Translated by Andrew W.F. Wong (Huang Hongfa) 譯者: 黃宏發
Translated from the original - 李紳: 憫農/古風 2首 其1
* This English rendition is in tetrameter (4 metrical feet) while the original is in 5-character lines. Though the rhyme scheme of the original is XAXA, I have changed it to the more demanding AAXA.
* Line 1: I had considered “One grain” and “A grain” but have decided for “Each grain”.
* Line 2: I had considered “Will, by autumn, ten thousand bring” but have decided for keeping “harvest” and for using “a myriad” instead of “ten thousand”.
* Lines 1 and 2: In other words, “Each grain … will … a myriad (grains) bring (/yield)”.
* Line 3: 四海, meaning 四海之内 “(land) within the four seas”, is not translated literally as such, but as “across the land”. I have taken 閑 to mean “inactive/unused” hence, “vacant/idle” and have adopted “vacant” as the most appropriate translation. I have considered but rejected “fallow” which original and stronger sense is not land unused, but land ploughed but left unseeded for a growing season or more for weeding and fertility purposes.

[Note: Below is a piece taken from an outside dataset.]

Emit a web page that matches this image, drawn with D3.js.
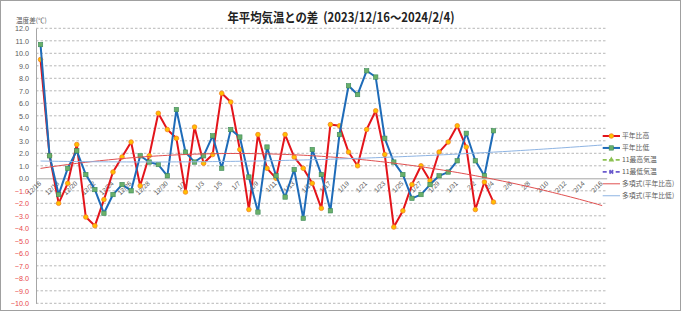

* Line 4: I had considered “peasants still found, in hunger, dying” but have decided for “peasants still found -- starving, dying”.
* Lines 3 and 4: I had originally penned the 2 lines as “Across the land no fields lie vacant, /Yet peasants still found – starving, dying.” but have now decided for “While across the land no fields lie vacant, /Peasants still found – starving, dying.”